• [Work instructions] Skip all pictures. Write out the data below from its first line through the line that contains "y in points)".

• [Dataset content]
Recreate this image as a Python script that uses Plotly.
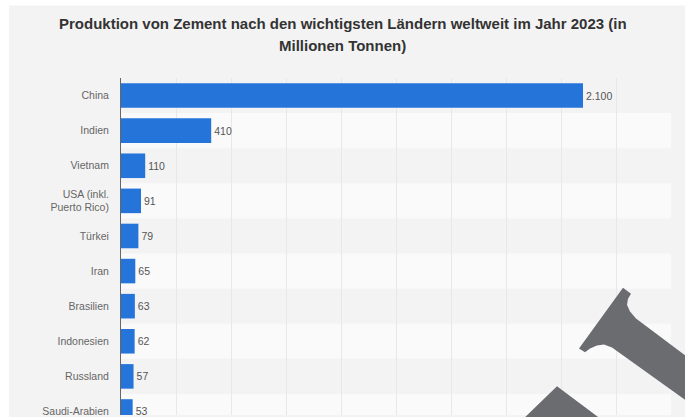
import plotly.graph_objects as go

countries = ["China", "Indien", "Vietnam", "USA (inkl.<br>Puerto Rico)", "Türkei", "Iran",
             "Brasilien", "Indonesien", "Russland", "Saudi-Arabien"]
production = [2100, 410, 110, 91, 79, 65, 63, 62, 57, 53]
value_labels = ["2.100", "410", "110", "91", "79", "65", "63", "62", "57", "53"]

title_lines = ["Produktion von Zement nach den wichtigsten Ländern weltweit im Jahr 2023 (in",
               "Millionen Tonnen)"]

W, H = 685, 417
L, R, T, B = 121, 14, 78, 0
pw, ph = W - L - R, H - T - B

FONT = "Liberation Sans, Arial, sans-serif"

def xp(px):
    return (px - L) / pw

def yp(py):
    return (H - B - py) / ph

def path(points):
    return "M " + " L ".join(f"{xp(x):.5f},{yp(y):.5f}" for x, y in points) + " Z"

fig = go.Figure()
fig.add_trace(go.Bar(
    x=production, y=countries, orientation="h",
    marker=dict(color="#2574d9", line=dict(width=0)),
    width=0.7,
    text=value_labels, textposition="outside",
    textfont=dict(family=FONT, size=10.5, color="#555555"),
    cliponaxis=False, hoverinfo="skip",
))

shapes = []
# outer light-gray panel (white strips on left and top)
shapes.append(dict(type="rect", xref="paper", yref="paper", layer="below",
                   x0=xp(9), x1=xp(W + 5), y0=yp(H + 5), y1=yp(5),
                   fillcolor="#f3f3f3", line=dict(width=0)))
# alternating row bands
for i in range(len(countries)):
    if i % 2 == 1:
        shapes.append(dict(type="rect", xref="paper", yref="y", layer="below",
                           x0=0, x1=1, y0=i - 0.5, y1=i + 0.5,
                           fillcolor="#fafafa", line=dict(width=0)))
# overlay graphic in the lower right
shapes.append(dict(type="path", xref="paper", yref="paper", layer="above",
                   path=path([(623, 289), (631, 295), (628, 300), (627, 306), (630, 313), (636, 320),
                              (705, 372), (705, 416), (612, 349), (604, 346), (597, 347), (590, 350),
                              (585, 354), (579, 350)]),
                   fillcolor="#6b6c70", line=dict(width=0)))
shapes.append(dict(type="path", xref="paper", yref="paper", layer="above",
                   path=path([(557, 388), (610, 428), (514, 430)]),
                   fillcolor="#6b6c70", line=dict(width=0)))

annotations = []
for line, cy in zip(title_lines, [23, 45]):
    annotations.append(dict(text=f"<b>{line}</b>", xref="paper", yref="paper",
                            x=xp(342.5), y=yp(cy), xanchor="center", yanchor="middle",
                            showarrow=False,
                            font=dict(family=FONT, size=15, color="#333333")))

fig.update_layout(
    width=W, height=H,
    margin=dict(l=L, r=R, t=T, b=B),
    paper_bgcolor="#ffffff", plot_bgcolor="rgba(0,0,0,0)",
    showlegend=False,
    shapes=shapes,
    annotations=annotations,
    xaxis=dict(range=[0, 2500], dtick=250, tick0=0, showticklabels=False,
               showgrid=True, gridcolor="#e8e8e8", gridwidth=1, zeroline=False,
               showline=False, fixedrange=True),
    yaxis=dict(range=[9.1, -0.5], showgrid=False, zeroline=False,
               showline=True, linecolor="#666666", linewidth=1,
               ticks="outside", ticklen=9, tickcolor="rgba(0,0,0,0)",
               tickfont=dict(family=FONT, size=10.5, color="#666666"),
               fixedrange=True),
)

fig.write_html("out.html",
               config={"displayModeBar": False, "staticPlot": True},
               post_script="document.body.style.margin='0';document.body.style.overflow='hidden';")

• [Result of the exercise]
Recreate this image as a Python script that uses Plotly.
import plotly.graph_objects as go

countries = ["China", "Indien", "Vietnam", "USA (inkl.<br>Puerto Rico)", "Türkei", "Iran",
             "Brasilien", "Indonesien", "Russland", "Saudi-Arabien"]
production = [2100, 410, 110, 91, 79, 65, 63, 62, 57, 53]
value_labels = ["2.100", "410", "110", "91", "79", "65", "63", "62", "57", "53"]

title_lines = ["Produktion von Zement nach den wichtigsten Ländern weltweit im Jahr 2023 (in",
               "Millionen Tonnen)"]

W, H = 685, 417
L, R, T, B = 121, 14, 78, 0
pw, ph = W - L - R, H - T - B

FONT = "Liberation Sans, Arial, sans-serif"

def xp(px):
    return (px - L) / pw

def yp(py):
    return (H - B - py) / ph

def path(points):
    return "M " + " L ".join(f"{xp(x):.5f},{yp(y):.5f}" for x, y in points) + " Z"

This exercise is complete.